━━━ COLLECTED MATERIAL ━━━

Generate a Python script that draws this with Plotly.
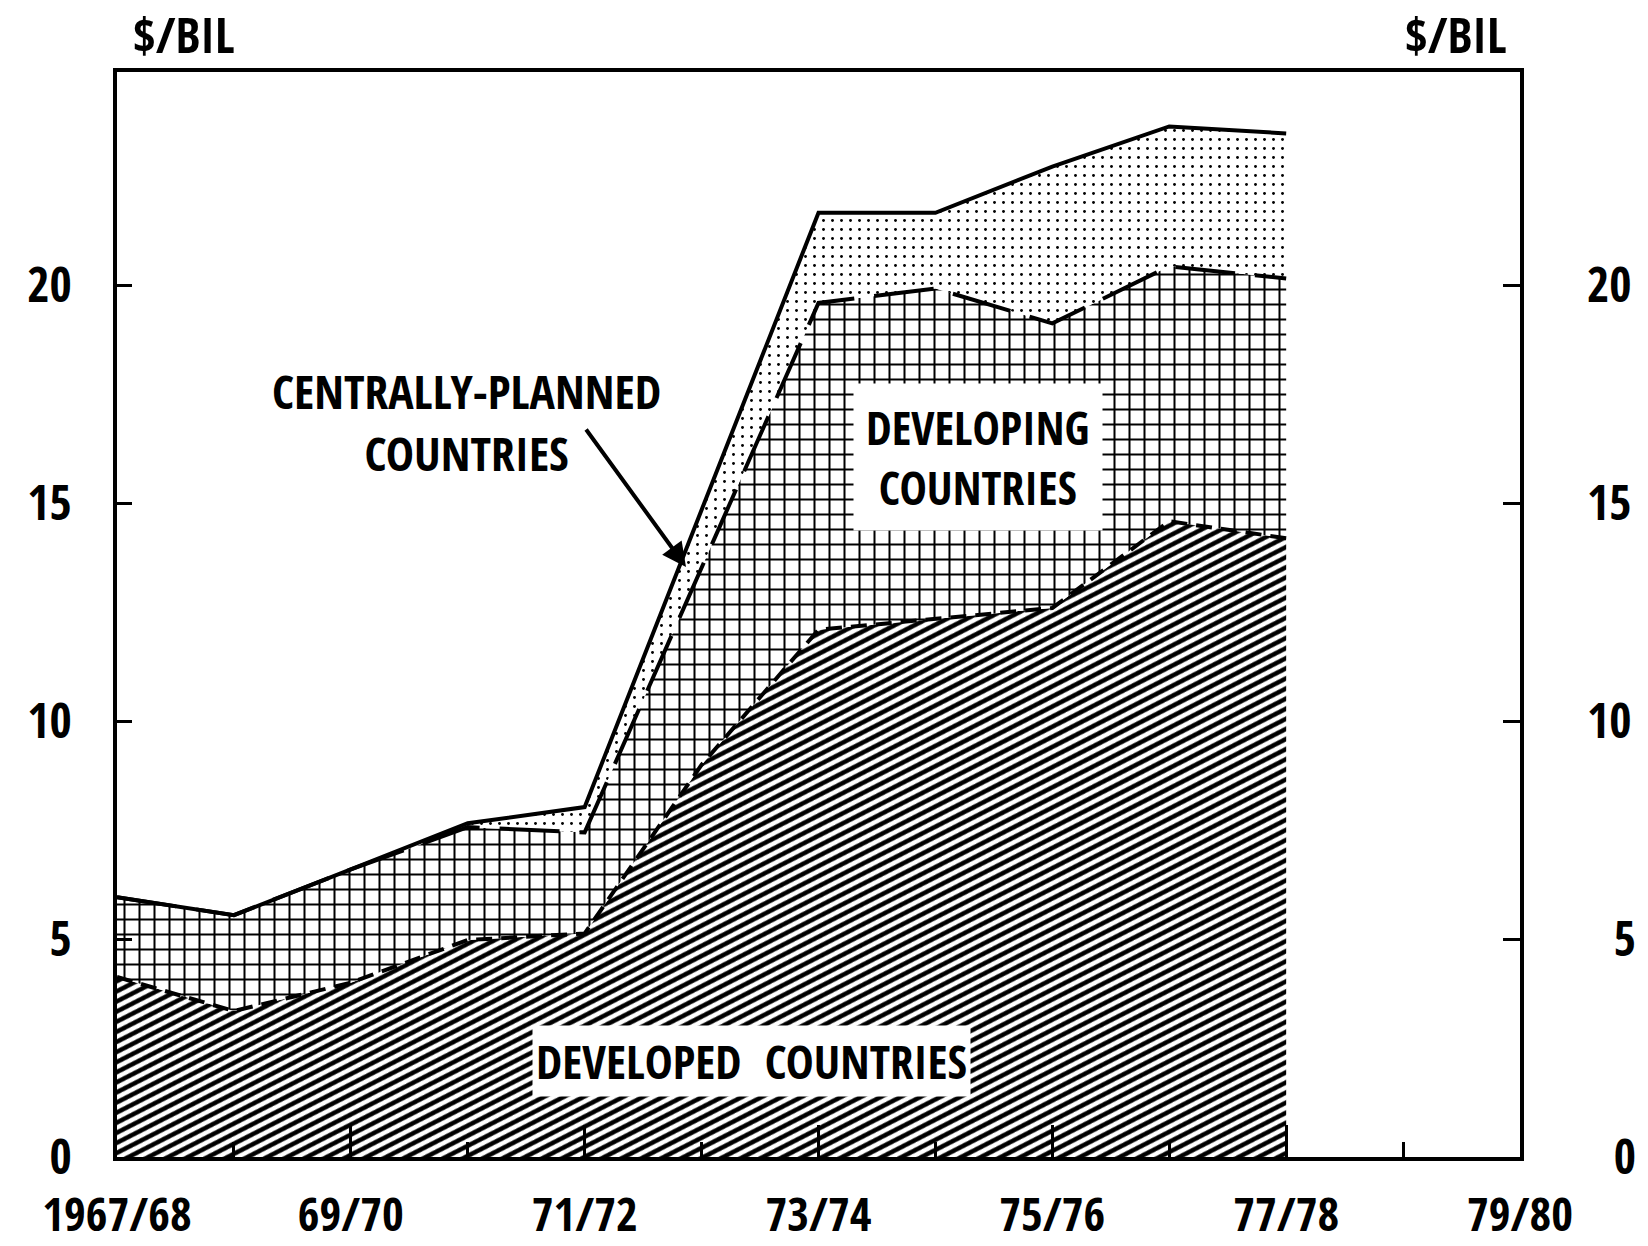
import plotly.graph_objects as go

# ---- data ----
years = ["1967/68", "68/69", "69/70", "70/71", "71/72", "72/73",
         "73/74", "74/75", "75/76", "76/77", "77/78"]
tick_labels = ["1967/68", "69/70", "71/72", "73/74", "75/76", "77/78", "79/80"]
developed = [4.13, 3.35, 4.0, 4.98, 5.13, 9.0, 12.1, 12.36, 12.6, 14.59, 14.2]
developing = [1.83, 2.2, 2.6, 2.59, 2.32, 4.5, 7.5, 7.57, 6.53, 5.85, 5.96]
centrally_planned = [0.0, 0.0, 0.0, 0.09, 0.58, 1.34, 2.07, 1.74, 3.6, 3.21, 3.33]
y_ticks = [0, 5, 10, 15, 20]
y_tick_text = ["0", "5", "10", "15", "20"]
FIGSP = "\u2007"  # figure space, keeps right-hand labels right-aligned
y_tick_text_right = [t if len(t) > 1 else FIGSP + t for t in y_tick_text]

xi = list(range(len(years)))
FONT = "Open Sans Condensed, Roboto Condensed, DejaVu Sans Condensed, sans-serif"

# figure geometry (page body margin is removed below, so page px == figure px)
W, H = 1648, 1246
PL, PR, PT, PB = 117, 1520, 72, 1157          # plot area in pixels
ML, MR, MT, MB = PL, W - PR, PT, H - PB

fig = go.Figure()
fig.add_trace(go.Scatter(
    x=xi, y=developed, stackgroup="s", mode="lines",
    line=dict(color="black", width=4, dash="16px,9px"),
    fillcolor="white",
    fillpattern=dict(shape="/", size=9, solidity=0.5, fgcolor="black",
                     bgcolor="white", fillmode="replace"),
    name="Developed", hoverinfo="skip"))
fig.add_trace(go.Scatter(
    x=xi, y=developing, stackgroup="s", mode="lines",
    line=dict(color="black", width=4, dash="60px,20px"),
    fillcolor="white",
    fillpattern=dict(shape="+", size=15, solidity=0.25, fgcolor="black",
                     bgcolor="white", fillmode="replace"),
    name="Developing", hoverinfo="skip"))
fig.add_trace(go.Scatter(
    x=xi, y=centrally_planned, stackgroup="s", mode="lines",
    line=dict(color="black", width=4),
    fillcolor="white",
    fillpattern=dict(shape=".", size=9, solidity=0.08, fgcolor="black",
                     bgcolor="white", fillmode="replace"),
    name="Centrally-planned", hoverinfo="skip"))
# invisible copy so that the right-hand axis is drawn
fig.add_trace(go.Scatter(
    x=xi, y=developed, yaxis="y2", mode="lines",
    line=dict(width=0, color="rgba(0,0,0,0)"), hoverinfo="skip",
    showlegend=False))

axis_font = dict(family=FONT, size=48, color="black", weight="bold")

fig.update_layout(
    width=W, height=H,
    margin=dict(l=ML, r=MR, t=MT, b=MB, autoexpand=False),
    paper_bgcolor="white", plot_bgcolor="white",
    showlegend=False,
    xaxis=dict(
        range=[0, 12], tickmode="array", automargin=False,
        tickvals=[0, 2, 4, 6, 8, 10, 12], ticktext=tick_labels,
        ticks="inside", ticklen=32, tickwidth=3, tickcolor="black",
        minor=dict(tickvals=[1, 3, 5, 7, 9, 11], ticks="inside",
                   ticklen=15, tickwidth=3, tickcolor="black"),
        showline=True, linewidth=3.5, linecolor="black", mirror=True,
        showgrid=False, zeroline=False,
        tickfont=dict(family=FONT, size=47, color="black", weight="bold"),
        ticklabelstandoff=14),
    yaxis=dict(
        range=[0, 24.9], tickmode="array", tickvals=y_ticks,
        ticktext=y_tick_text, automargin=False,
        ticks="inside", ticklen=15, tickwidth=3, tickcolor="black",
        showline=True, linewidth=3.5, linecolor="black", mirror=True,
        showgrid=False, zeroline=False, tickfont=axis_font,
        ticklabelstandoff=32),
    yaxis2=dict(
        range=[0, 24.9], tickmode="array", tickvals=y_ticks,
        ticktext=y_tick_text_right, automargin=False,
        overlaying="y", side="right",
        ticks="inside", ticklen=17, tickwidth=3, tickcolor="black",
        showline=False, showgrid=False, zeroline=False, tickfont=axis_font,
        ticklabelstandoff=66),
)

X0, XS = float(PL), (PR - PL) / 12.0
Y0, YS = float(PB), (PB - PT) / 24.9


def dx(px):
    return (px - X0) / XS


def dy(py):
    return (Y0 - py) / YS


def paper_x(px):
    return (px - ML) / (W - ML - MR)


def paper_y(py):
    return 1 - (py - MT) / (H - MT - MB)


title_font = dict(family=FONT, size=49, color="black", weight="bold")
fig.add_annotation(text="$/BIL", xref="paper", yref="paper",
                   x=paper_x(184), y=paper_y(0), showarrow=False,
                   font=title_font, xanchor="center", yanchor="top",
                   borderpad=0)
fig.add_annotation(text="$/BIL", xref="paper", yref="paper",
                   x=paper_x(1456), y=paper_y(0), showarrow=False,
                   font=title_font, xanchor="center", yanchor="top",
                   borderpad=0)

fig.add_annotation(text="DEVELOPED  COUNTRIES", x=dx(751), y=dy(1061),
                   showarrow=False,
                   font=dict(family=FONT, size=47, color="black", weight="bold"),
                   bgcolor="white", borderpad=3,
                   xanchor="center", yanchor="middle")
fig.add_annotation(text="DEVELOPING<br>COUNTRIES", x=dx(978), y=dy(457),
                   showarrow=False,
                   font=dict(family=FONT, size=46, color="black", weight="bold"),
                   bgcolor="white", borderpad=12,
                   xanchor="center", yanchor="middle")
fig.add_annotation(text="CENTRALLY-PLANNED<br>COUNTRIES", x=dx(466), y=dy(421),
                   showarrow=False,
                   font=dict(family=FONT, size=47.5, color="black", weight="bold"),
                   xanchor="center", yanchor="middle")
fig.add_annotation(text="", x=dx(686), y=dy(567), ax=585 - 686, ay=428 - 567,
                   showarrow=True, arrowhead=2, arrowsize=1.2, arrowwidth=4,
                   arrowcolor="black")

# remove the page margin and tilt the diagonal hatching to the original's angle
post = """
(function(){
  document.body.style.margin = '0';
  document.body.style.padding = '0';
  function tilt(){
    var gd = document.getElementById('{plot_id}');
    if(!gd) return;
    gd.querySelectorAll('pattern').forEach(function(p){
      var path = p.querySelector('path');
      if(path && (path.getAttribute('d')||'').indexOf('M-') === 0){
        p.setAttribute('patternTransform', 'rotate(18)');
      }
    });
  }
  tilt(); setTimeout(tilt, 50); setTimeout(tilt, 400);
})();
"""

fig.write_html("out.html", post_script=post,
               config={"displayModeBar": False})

━━━

**PROBLEM REQUIREMENTS:**
Extract every line of the data exactly; pictures stay out.

**COMPLETE RESPONSE:**
Generate a Python script that draws this with Plotly.
import plotly.graph_objects as go

# ---- data ----
years = ["1967/68", "68/69", "69/70", "70/71", "71/72", "72/73",
         "73/74", "74/75", "75/76", "76/77", "77/78"]
tick_labels = ["1967/68", "69/70", "71/72", "73/74", "75/76", "77/78", "79/80"]
developed = [4.13, 3.35, 4.0, 4.98, 5.13, 9.0, 12.1, 12.36, 12.6, 14.59, 14.2]
developing = [1.83, 2.2, 2.6, 2.59, 2.32, 4.5, 7.5, 7.57, 6.53, 5.85, 5.96]
centrally_planned = [0.0, 0.0, 0.0, 0.09, 0.58, 1.34, 2.07, 1.74, 3.6, 3.21, 3.33]
y_ticks = [0, 5, 10, 15, 20]
y_tick_text = ["0", "5", "10", "15", "20"]
FIGSP = "\u2007"  # figure space, keeps right-hand labels right-aligned
y_tick_text_right = [t if len(t) > 1 else FIGSP + t for t in y_tick_text]

xi = list(range(len(years)))
FONT = "Open Sans Condensed, Roboto Condensed, DejaVu Sans Condensed, sans-serif"

# figure geometry (page body margin is removed below, so page px == figure px)
W, H = 1648, 1246
PL, PR, PT, PB = 117, 1520, 72, 1157          # plot area in pixels
ML, MR, MT, MB = PL, W - PR, PT, H - PB

fig = go.Figure()
fig.add_trace(go.Scatter(
    x=xi, y=developed, stackgroup="s", mode="lines",
    line=dict(color="black", width=4, dash="16px,9px"),
    fillcolor="white",
    fillpattern=dict(shape="/", size=9, solidity=0.5, fgcolor="black",
                     bgcolor="white", fillmode="replace"),
    name="Developed", hoverinfo="skip"))
fig.add_trace(go.Scatter(
    x=xi, y=developing, stackgroup="s", mode="lines",
    line=dict(color="black", width=4, dash="60px,20px"),
    fillcolor="white",
    fillpattern=dict(shape="+", size=15, solidity=0.25, fgcolor="black",
                     bgcolor="white", fillmode="replace"),
    name="Developing", hoverinfo="skip"))
fig.add_trace(go.Scatter(
    x=xi, y=centrally_planned, stackgroup="s", mode="lines",
    line=dict(color="black", width=4),
    fillcolor="white",
    fillpattern=dict(shape=".", size=9, solidity=0.08, fgcolor="black",
                     bgcolor="white", fillmode="replace"),
    name="Centrally-planned", hoverinfo="skip"))
# invisible copy so that the right-hand axis is drawn
fig.add_trace(go.Scatter(
    x=xi, y=developed, yaxis="y2", mode="lines",
    line=dict(width=0, color="rgba(0,0,0,0)"), hoverinfo="skip",
    showlegend=False))

axis_font = dict(family=FONT, size=48, color="black", weight="bold")

fig.update_layout(
    width=W, height=H,
    margin=dict(l=ML, r=MR, t=MT, b=MB, autoexpand=False),
    paper_bgcolor="white", plot_bgcolor="white",
    showlegend=False,
    xaxis=dict(
        range=[0, 12], tickmode="array", automargin=False,
        tickvals=[0, 2, 4, 6, 8, 10, 12], ticktext=tick_labels,
        ticks="inside", ticklen=32, tickwidth=3, tickcolor="black",
        minor=dict(tickvals=[1, 3, 5, 7, 9, 11], ticks="inside",
                   ticklen=15, tickwidth=3, tickcolor="black"),
        showline=True, linewidth=3.5, linecolor="black", mirror=True,
        showgrid=False, zeroline=False,
        tickfont=dict(family=FONT, size=47, color="black", weight="bold"),
        ticklabelstandoff=14),
    yaxis=dict(
        range=[0, 24.9], tickmode="array", tickvals=y_ticks,
        ticktext=y_tick_text, automargin=False,
        ticks="inside", ticklen=15, tickwidth=3, tickcolor="black",
        showline=True, linewidth=3.5, linecolor="black", mirror=True,
        showgrid=False, zeroline=False, tickfont=axis_font,
        ticklabelstandoff=32),
    yaxis2=dict(
        range=[0, 24.9], tickmode="array", tickvals=y_ticks,
        ticktext=y_tick_text_right, automargin=False,
        overlaying="y", side="right",
        ticks="inside", ticklen=17, tickwidth=3, tickcolor="black",
        showline=False, showgrid=False, zeroline=False, tickfont=axis_font,
        ticklabelstandoff=66),
)

X0, XS = float(PL), (PR - PL) / 12.0
Y0, YS = float(PB), (PB - PT) / 24.9


def dx(px):
    return (px - X0) / XS


def dy(py):
    return (Y0 - py) / YS


def paper_x(px):
    return (px - ML) / (W - ML - MR)


def paper_y(py):
    return 1 - (py - MT) / (H - MT - MB)


title_font = dict(family=FONT, size=49, color="black", weight="bold")
fig.add_annotation(text="$/BIL", xref="paper", yref="paper",
                   x=paper_x(184), y=paper_y(0), showarrow=False,
                   font=title_font, xanchor="center", yanchor="top",
                   borderpad=0)
fig.add_annotation(text="$/BIL", xref="paper", yref="paper",
                   x=paper_x(1456), y=paper_y(0), showarrow=False,
                   font=title_font, xanchor="center", yanchor="top",
                   borderpad=0)

fig.add_annotation(text="DEVELOPED  COUNTRIES", x=dx(751), y=dy(1061),
                   showarrow=False,
                   font=dict(family=FONT, size=47, color="black", weight="bold"),
                   bgcolor="white", borderpad=3,
                   xanchor="center", yanchor="middle")
fig.add_annotation(text="DEVELOPING<br>COUNTRIES", x=dx(978), y=dy(457),
                   showarrow=False,
                   font=dict(family=FONT, size=46, color="black", weight="bold"),
                   bgcolor="white", borderpad=12,
                   xanchor="center", yanchor="middle")
fig.add_annotation(text="CENTRALLY-PLANNED<br>COUNTRIES", x=dx(466), y=dy(421),
                   showarrow=False,
                   font=dict(family=FONT, size=47.5, color="black", weight="bold"),
                   xanchor="center", yanchor="middle")
fig.add_annotation(text="", x=dx(686), y=dy(567), ax=585 - 686, ay=428 - 567,
                   showarrow=True, arrowhead=2, arrowsize=1.2, arrowwidth=4,
                   arrowcolor="black")

# remove the page margin and tilt the diagonal hatching to the original's angle
post = """
(function(){
  document.body.style.margin = '0';
  document.body.style.padding = '0';
  function tilt(){
    var gd = document.getElementById('{plot_id}');
    if(!gd) return;
    gd.querySelectorAll('pattern').forEach(function(p){
      var path = p.querySelector('path');
      if(path && (path.getAttribute('d')||'').indexOf('M-') === 0){
        p.setAttribute('patternTransform', 'rotate(18)');
      }
    });
  }
  tilt(); setTimeout(tilt, 50); setTimeout(tilt, 400);
})();
"""

fig.write_html("out.html", post_script=post,
               config={"displayModeBar": False})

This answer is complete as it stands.